Stevenson: That's a different motivation. He shows up and asks where his friend Charles Vane is, but he doesn't show up beating people. There is a history between them, and he wants to see where that stands. He is basically trying to find his son. He is Henry VIII, and has fathered daughters but no sons. If god has not given him a son, the closest is Charles Vane. He has come back with this idea to go back as a pirate, but not one pirate with a ship, but come back to set up the most terrible pirate fleet in all those waters. He wants, by his side, the one person he thinks could carry his legacy, his legend. He has come back to see if that can be rekindled, but he has come back to a Nassau that's gone decadent.
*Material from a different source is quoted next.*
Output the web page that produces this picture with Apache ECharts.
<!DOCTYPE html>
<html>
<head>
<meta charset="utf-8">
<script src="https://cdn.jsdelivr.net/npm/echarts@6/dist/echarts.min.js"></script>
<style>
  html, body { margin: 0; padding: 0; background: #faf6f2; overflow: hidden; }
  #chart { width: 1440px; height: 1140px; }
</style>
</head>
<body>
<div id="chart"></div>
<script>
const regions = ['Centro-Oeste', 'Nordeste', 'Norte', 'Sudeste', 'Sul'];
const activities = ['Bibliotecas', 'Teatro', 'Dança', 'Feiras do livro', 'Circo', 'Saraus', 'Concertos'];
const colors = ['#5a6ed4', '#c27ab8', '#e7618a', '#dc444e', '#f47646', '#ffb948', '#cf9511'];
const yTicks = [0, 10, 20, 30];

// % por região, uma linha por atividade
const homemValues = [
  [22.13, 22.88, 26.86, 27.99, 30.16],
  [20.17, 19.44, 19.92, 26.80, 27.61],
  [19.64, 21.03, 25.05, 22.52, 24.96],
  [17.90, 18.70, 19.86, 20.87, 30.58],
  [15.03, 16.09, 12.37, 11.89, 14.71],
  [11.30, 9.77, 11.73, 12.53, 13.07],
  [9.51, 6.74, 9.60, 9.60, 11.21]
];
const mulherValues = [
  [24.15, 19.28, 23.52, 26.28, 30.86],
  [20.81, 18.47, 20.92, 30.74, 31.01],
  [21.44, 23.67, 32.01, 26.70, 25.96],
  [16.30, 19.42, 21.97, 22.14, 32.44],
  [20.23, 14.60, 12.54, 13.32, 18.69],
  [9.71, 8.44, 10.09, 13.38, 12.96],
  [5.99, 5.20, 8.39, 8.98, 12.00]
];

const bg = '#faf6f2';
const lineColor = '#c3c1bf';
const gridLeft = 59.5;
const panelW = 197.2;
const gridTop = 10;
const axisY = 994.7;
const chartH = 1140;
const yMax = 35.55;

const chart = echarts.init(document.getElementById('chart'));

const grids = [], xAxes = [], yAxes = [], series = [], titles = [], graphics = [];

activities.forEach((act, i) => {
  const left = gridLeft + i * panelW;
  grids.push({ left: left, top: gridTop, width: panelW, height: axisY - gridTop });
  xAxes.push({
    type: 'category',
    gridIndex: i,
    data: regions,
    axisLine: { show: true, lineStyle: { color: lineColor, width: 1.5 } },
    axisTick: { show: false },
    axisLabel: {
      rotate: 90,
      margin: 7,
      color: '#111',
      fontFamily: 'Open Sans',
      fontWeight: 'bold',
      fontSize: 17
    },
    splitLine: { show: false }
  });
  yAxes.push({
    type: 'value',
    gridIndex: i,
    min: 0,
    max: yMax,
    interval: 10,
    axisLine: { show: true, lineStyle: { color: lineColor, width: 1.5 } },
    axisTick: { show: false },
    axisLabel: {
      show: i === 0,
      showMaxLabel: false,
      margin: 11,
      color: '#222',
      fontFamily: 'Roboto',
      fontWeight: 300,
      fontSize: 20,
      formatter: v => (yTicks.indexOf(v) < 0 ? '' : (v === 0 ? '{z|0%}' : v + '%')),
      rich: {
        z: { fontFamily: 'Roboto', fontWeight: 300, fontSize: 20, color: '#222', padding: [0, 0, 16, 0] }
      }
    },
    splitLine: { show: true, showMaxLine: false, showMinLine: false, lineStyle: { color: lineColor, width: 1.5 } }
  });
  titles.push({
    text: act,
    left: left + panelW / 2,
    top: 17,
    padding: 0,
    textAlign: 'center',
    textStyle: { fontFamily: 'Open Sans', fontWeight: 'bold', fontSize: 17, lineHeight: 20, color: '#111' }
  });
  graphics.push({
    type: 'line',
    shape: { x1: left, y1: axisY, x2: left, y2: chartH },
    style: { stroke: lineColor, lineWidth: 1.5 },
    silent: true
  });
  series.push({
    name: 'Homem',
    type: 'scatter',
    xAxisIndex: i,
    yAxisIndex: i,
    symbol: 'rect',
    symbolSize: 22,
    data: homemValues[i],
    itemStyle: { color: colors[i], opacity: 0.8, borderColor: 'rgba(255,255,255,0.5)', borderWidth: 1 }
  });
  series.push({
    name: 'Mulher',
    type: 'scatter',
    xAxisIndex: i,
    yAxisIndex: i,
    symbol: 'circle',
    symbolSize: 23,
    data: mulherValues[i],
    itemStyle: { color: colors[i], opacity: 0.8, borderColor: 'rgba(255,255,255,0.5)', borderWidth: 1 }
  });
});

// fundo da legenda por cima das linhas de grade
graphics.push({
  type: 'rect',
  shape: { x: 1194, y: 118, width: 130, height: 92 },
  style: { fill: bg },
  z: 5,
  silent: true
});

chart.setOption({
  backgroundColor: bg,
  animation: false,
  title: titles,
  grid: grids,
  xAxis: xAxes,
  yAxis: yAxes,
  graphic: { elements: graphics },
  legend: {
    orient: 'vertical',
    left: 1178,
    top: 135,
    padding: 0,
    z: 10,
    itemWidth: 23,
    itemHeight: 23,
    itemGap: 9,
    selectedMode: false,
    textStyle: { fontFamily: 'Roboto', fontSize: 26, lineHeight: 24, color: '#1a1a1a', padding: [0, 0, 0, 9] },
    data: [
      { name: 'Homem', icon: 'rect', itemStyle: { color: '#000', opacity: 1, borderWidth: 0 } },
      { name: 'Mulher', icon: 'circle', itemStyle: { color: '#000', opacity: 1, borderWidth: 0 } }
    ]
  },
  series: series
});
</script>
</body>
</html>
When your Blackbeard finally goes to battle, will those famous fuses he reportedly burned in his beard make an appearance?
Stevenson: [Laughs] Well, I cannot say. They may well. I cannot say because - hats off to this production - they have been very conscious about avoiding this whole pirate-y thing, and realizing how much that could distract and slip over into caricature. I don't think you see a pirate with a parrot on his shoulder, for example. And even with the accents. I was keen on exploring Blackbeard's natural Bristol [very distinct] accent. That's West Country England; they were great seafaring folk. Unfortunately, ever since the birth of pirate films, there has been this hammy accent. Like, "Why are pirates funny? They just Arrrr!" So going in, doing the best Bristolian accent, it just didn't ... we had to tamper that right back. There have been certain things we've had to be careful that wouldn't distract or detract from the telling of the story. [Pirates] are a victim of their own success. People have identified with pirates in a comic and caricature sense. If there are danger areas, you make a decision to not go there. Preserve the play, and protect the story.
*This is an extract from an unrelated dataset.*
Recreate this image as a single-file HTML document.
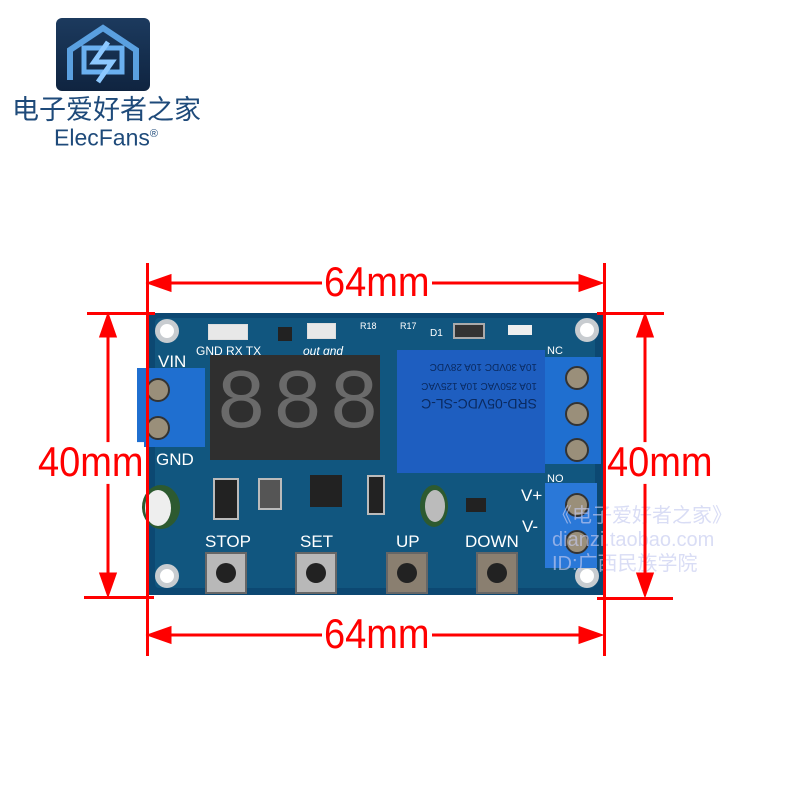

Will you be heading back to Asgard in Thor: Ragnarok as Volstagg
Stevenson: You know, I don't know what happening. I'm waiting to hear. I would love to get the Warriors Three back in the saddles for the Vikings in space. But you have to talk to Marvel about that, and see if it's going to materialize.
Let's briefly talk about 2008's Punisher: War Zone. Even though it didn't perform at the box office, it has its fans. Looking back, what do you think of that role, and the film's legacy? And do you have any thoughts about Jon Bernthal stepping into the role?
Oh, I loved playing that role. The fans who have come up to me! I have such respect for Garth Ennis' writing, and Tim Bradstreet's illustrations, and the darkness of that character. Looking back now, I know we based the story on comic books, which essentially were already 10 or 15 years old. There is so much potential with that character. But it is a huge choice because you've an R-rated character; you can't diminish him. I remember sitting in one of the first meetings with Lionsgate after having really lost myself in the comics trying to understand this character. I said, personally speaking, I don't want anybody who watches this movie walking out wanting to be Frank Castle. There was a tumbleweed moment because, obviously, this could be a kiss of death.
I didn't want people to go out wanting to go tool up against the bad guys (and at impressionable ages). I said, don't shy away from the violence or pull back on this, commit to this. But I wanted people who watched this to feel that he's in such a dark place you don't ever want to be him, but you're very glad he's there, and can't wait to see what he does next. It is a much deeper level and exploration of this character. I think it has got legs for the future.
And hand on heart, I wish [Bernthal] the very best. The last movie didn't do the box office the way they hoped, and I am delighted Frank Castle has not been pushed aside. He is a valid part of that universe. When he first arrived, he was brought in to assassinate Spider-Man! He is a tremendous tactician, and among all the Marvel super heroes, he doesn't have a super power. He just has this warrior's mind that people like Thor, or whomever with a sort of moral fiber, would disagree with. But he is still a very relevant part of that universe. I wish him the very best, and thrilled Frank is still out there somewhere.